A friend of mine once challenged me by saying, “Empathy makes bad policy because empathy brings bias.” But this isn’t true. Our words, actions or policies are best when both our hearts and minds are informed by the people we seek to serve. The confluence of data and real-life stories strengthen, not weaken, our actions. For my friends who think empathy is weak willed and for losers, I argue the converse, whenever a segment of the population is missing from the discussion the policy or action is built on a one-legged stool that is inherently biased and prone to failure.
Finally, empathy is a skill-based virtue, that everyone can learn.
Empathy is not essentially a philosophy, a theory or a feeling. It’s the daily practice of conforming our thoughts and affections toward actions that care for the other, regardless of circumstances. Where shame, fear and dehumanization spread like poison, empathy is the antidote.
I set out to understand empathy not because I was so good at it. My own life was marked by high functioning apathy, camouflaged with a Christian veneer. For me, empathy was some version of being nice. It took a friend, Esperance, a pre-literate woman from one of Africa’s worst conflict zones, to teach me the real thing. Over the course of several years, I learned—and am still learning—what it means to really listen, to take another’s perspective no matter the position, and to transform conflict into peace. These are learned skills that take time, just like other disciplines we pursue. As I have worked with individuals, teams and organizations regarding the power (and disciplines) of empathy, I’ve seen how practical, and radical, empathy can be for repairing, rebuilding and restoring relationships. No matter how battered or broken.

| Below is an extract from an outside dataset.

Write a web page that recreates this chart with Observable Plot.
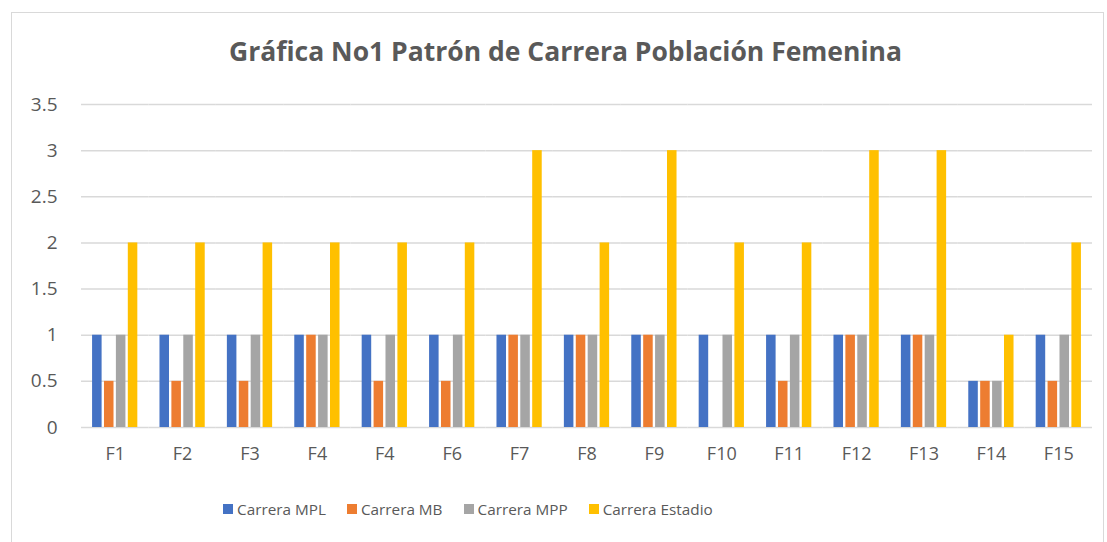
<!DOCTYPE html>
<html>
<head>
<meta charset="utf-8">
<script src="https://cdn.jsdelivr.net/npm/d3@7"></script>
<script src="https://cdn.jsdelivr.net/npm/@observablehq/plot@0.6"></script>
<style>
  html, body { margin: 0; padding: 0; background: #fff; }
  body { width: 1107px; height: 542px; position: relative; overflow: hidden; font-family: "Open Sans", sans-serif; }
  #frame { position: absolute; left: 11px; top: 12px; width: 1093px; height: 560px; border: 1px solid #d9d9d9; box-sizing: border-box; }
  #title { position: absolute; left: 12px; top: 33px; width: 1107px; text-align: center; font-size: 26.5px; font-weight: bold; color: #595959; letter-spacing: 0px; }
  #chart { position: absolute; left: 0; top: 80px; }
  #legend { position: absolute; top: 499px; left: 223px; display: flex; gap: 21px; font-size: 15.3px; color: #595959; }
  .item { display: flex; align-items: center; }
  .sw { width: 10px; height: 10px; margin-right: 4px; }
</style>
</head>
<body>
<div id="frame"></div>
<div id="title">Gráfica No1 Patrón de Carrera Población Femenina</div>
<div id="chart"></div>
<div id="legend"></div>
<script>
const categories = ["F1","F2","F3","F4","F4","F6","F7","F8","F9","F10","F11","F12","F13","F14","F15"];
const seriesNames = ["Carrera MPL","Carrera MB","Carrera MPP","Carrera Estadio"];
const seriesColors = ["#4472C4","#ED7D31","#A5A5A5","#FFC000"];
const carreraMPL     = [1,1,1,1,1,1,1,1,1,1,1,1,1,0.5,1];
const carreraMB      = [0.5,0.5,0.5,1,0.5,0.5,1,1,1,0,0.5,1,1,0.5,0.5];
const carreraMPP     = [1,1,1,1,1,1,1,1,1,1,1,1,1,0.5,1];
const carreraEstadio = [2,2,2,2,2,2,3,2,3,2,2,3,3,1,2];
const yTicks = [0,0.5,1,1.5,2,2.5,3,3.5];

const seriesValues = [carreraMPL, carreraMB, carreraMPP, carreraEstadio];
const data = [];
categories.forEach((c, i) => {
  seriesNames.forEach((s, k) => {
    data.push({idx: i, series: s, value: seriesValues[k][i]});
  });
});

const textColor = "#595959";
const chart = Plot.plot({
  width: 1107,
  height: 392,
  marginLeft: 81,
  marginRight: 15,
  marginTop: 24,
  marginBottom: 45,
  style: {fontFamily: "Open Sans, sans-serif", fontSize: "17px", color: textColor, background: "transparent"},
  fx: {domain: d3.range(categories.length), paddingInner: 0, paddingOuter: 0, round: false, label: null},
  x: {domain: seriesNames, paddingInner: 0.2, paddingOuter: 0.93, round: false, axis: null},
  y: {domain: [0, 3.5], label: null},
  color: {domain: seriesNames, range: seriesColors},
  marks: [
    Plot.gridY(yTicks, {stroke: "#d9d9d9", strokeOpacity: 1, strokeWidth: 1.5}),
    Plot.barY(data, {fx: "idx", x: "series", y: "value", fill: "series"}),
    Plot.axisY(yTicks, {tickSize: 0, tickPadding: 24, tickFormat: d => String(d), fill: textColor, fontSize: 19}),
    Plot.axisFx({anchor: "bottom", tickSize: 0, tickPadding: 20, tickFormat: i => categories[i], fill: textColor, fontSize: 18, label: null})
  ]
});
document.getElementById("chart").appendChild(chart);

const legend = document.getElementById("legend");
seriesNames.forEach((s, k) => {
  const it = document.createElement("div");
  it.className = "item";
  const sw = document.createElement("span");
  sw.className = "sw";
  sw.style.background = seriesColors[k];
  const tx = document.createElement("span");
  tx.textContent = s;
  it.appendChild(sw); it.appendChild(tx);
  legend.appendChild(it);
});
</script>
</body>
</html>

There is good news for the rising tide of Christians who feel called to be part of restoring the fabric of our country post-election. Empathy is not just for feelers, gurus, saints or the politically correct. It is for everyone. Rooted in scripture and science, it is skill based, and can be practiced and mastered like a discipline. I believe it is the only virtue muscular enough for us to meet the complexity and pain of our day because empathy is a pathway to genuinely loving our neighbor. A world without empathy is a world without love, and a world without love is no world at all.
So, welcome America to the day after. We have a choice to make, will we rise up to the challenge, or challenge the uprising? It’s up to us to get serious about leading a revolution of love. Our faith demands it because our Founder gave his life for it.